- **TO BE DONE**:
Starting at the first line of the listing below, repeat each line exactly until the line containing "import * as", which you include. Leave out pictures.

—————

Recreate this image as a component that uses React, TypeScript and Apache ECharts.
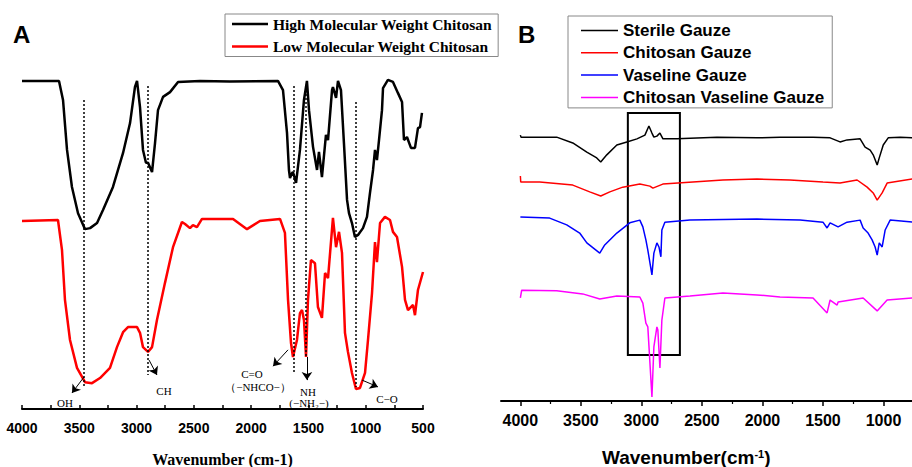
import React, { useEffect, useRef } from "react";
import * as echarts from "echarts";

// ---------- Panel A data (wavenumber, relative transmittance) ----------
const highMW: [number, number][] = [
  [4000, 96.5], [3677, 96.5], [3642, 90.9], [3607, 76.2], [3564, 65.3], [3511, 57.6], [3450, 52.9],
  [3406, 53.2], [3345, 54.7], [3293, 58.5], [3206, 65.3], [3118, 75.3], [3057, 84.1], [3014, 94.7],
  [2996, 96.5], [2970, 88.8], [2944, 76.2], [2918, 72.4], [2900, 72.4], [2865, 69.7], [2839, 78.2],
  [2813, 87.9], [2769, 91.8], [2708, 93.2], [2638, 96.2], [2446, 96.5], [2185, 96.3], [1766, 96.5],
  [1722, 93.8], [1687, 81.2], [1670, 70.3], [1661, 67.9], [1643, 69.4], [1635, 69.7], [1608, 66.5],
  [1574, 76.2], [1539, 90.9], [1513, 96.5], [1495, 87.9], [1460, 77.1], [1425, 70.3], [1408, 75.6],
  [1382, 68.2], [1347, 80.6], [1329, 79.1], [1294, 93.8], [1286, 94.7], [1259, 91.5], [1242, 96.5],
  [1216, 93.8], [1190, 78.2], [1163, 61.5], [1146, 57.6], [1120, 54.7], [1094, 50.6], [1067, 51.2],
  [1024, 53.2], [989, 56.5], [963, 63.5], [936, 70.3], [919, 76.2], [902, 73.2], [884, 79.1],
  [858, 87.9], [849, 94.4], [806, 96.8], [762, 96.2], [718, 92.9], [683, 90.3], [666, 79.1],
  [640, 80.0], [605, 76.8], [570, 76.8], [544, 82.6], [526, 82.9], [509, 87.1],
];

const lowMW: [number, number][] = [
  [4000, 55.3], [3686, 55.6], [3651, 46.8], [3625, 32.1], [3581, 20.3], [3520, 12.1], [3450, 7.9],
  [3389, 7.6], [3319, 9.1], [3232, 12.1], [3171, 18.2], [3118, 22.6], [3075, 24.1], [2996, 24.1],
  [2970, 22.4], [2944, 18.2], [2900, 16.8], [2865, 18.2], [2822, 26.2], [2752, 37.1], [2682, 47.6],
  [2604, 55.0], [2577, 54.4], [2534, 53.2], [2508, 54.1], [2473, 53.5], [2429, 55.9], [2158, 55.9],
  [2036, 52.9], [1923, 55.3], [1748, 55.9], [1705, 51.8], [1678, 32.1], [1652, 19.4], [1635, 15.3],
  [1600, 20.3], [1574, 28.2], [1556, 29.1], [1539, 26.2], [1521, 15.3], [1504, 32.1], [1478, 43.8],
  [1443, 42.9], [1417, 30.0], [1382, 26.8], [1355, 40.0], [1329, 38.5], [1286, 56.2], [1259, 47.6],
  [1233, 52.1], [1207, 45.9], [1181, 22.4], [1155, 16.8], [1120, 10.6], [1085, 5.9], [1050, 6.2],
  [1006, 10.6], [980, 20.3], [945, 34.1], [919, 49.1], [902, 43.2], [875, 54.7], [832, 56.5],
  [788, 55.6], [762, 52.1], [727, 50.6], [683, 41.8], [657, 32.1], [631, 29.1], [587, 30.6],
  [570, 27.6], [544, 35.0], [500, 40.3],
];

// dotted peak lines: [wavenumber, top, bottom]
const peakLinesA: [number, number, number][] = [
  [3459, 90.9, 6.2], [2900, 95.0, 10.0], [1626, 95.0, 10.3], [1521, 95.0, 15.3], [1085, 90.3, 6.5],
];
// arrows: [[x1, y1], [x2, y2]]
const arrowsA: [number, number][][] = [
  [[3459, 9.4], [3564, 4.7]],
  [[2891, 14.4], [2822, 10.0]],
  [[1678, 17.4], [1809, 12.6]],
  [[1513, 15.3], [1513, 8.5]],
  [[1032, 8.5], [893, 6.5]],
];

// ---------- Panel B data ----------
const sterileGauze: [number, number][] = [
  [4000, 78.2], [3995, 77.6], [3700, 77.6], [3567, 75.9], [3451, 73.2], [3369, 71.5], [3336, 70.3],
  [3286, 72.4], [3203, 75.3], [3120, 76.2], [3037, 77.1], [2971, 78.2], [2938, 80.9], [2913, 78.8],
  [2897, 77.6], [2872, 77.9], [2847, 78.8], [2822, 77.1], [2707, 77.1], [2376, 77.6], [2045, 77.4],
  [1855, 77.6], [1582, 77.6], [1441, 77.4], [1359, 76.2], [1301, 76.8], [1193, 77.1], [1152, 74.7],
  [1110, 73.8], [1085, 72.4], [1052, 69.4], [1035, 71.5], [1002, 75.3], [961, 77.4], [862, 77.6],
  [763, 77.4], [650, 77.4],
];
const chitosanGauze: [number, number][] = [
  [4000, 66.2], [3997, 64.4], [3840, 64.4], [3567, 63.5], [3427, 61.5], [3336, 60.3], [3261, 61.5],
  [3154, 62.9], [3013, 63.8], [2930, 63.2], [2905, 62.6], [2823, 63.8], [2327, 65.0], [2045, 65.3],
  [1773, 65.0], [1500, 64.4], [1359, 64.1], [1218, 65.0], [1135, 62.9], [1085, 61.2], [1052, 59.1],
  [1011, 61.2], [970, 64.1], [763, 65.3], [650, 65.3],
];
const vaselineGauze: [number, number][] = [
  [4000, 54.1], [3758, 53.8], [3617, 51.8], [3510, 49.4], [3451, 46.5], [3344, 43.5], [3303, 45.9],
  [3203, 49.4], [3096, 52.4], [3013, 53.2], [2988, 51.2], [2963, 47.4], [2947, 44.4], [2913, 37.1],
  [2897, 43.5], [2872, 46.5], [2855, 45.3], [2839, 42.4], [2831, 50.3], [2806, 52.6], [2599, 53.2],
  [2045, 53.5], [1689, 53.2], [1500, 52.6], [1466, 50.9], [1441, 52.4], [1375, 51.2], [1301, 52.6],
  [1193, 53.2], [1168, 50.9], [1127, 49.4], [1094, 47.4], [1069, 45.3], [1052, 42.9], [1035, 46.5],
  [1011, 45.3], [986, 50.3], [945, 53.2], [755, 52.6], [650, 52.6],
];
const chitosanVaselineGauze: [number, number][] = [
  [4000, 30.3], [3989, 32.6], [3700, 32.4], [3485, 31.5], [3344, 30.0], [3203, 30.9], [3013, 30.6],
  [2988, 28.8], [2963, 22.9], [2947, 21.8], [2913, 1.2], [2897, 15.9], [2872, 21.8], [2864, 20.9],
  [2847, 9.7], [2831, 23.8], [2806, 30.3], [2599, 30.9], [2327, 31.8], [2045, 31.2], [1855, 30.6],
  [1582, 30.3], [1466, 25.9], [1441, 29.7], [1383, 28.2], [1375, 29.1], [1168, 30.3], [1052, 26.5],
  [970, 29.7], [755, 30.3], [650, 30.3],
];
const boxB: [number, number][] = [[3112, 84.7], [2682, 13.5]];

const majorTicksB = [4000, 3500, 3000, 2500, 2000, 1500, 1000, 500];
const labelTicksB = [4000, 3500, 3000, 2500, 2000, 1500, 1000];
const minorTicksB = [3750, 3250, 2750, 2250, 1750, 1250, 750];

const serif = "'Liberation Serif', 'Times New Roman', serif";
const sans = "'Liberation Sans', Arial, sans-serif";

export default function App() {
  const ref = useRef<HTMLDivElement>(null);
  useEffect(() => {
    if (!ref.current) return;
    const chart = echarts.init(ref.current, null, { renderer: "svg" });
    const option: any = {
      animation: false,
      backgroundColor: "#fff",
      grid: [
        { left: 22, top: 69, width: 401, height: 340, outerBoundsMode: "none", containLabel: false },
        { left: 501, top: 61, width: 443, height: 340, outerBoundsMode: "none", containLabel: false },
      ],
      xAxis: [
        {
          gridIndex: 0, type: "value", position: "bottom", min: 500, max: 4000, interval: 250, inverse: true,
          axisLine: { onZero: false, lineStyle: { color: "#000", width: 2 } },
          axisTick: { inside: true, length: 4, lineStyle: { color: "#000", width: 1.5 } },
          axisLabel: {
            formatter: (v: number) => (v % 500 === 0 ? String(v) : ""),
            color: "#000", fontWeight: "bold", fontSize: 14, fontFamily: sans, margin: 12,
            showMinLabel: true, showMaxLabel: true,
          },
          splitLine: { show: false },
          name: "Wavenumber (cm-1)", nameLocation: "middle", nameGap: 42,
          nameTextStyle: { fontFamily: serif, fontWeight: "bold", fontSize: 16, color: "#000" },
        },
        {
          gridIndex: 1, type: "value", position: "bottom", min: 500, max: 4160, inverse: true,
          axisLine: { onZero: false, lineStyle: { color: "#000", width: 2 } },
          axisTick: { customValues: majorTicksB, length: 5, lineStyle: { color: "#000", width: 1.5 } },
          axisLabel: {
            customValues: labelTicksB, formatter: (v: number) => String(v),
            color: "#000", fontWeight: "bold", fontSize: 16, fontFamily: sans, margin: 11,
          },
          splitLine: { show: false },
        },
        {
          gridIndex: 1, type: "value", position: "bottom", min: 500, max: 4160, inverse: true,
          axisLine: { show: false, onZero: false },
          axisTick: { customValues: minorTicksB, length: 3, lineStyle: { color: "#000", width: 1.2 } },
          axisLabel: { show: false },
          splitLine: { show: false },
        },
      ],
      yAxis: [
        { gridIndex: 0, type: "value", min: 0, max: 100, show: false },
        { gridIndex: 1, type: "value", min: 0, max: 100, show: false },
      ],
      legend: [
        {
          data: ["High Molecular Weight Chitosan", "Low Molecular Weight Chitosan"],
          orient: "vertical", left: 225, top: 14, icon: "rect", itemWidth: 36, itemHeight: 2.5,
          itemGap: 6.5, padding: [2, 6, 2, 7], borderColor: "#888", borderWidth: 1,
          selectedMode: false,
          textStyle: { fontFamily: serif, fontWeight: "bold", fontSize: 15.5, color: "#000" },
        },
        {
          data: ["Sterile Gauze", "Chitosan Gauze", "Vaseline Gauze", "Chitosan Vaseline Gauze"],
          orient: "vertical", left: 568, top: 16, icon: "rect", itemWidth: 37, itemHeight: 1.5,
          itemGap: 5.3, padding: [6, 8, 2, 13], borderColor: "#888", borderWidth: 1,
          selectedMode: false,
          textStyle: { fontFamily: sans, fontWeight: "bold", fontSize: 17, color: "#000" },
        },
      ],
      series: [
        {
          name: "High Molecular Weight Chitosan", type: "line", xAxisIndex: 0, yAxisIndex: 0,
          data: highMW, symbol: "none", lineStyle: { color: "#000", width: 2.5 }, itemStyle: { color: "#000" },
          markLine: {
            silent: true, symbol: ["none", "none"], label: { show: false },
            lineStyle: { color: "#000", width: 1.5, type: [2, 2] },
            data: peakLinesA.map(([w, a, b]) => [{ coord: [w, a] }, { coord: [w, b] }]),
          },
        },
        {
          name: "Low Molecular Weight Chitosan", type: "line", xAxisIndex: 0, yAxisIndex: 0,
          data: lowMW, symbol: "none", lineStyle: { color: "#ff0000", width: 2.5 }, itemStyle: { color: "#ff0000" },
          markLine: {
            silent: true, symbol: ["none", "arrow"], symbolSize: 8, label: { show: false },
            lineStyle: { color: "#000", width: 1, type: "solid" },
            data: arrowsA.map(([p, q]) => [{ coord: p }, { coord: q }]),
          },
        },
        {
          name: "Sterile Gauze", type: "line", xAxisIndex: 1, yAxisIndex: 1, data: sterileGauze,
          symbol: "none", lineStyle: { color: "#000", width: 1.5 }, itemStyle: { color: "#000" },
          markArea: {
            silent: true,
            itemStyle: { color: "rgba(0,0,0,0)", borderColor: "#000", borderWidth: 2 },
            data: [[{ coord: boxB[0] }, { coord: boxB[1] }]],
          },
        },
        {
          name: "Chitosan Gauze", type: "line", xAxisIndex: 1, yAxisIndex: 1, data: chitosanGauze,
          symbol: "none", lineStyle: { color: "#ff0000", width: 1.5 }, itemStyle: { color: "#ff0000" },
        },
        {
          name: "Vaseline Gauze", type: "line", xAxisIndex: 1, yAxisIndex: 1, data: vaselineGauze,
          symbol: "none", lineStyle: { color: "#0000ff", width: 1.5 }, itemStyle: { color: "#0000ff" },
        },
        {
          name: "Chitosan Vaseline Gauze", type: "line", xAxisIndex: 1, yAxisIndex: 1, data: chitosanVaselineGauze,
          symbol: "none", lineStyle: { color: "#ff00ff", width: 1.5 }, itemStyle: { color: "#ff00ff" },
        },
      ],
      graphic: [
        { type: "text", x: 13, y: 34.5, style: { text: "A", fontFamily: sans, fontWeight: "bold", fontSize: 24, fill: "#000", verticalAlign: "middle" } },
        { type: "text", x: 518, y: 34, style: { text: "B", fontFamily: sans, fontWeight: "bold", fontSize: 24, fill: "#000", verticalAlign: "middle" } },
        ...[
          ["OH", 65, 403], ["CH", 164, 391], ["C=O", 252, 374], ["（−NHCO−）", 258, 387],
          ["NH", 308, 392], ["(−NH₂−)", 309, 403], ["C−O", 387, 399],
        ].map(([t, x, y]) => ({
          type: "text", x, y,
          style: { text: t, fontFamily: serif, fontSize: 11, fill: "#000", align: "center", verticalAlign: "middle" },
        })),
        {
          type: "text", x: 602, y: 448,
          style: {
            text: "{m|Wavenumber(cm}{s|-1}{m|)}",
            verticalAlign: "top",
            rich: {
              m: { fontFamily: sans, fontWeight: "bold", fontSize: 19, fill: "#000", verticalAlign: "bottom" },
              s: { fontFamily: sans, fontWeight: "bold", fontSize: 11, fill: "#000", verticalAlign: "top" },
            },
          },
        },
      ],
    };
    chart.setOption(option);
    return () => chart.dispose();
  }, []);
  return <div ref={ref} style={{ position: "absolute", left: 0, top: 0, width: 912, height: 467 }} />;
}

—————

- **EXERCISE OUTPUT**:
Recreate this image as a component that uses React, TypeScript and Apache ECharts.
import React, { useEffect, useRef } from "react";
import * as echarts from "echarts";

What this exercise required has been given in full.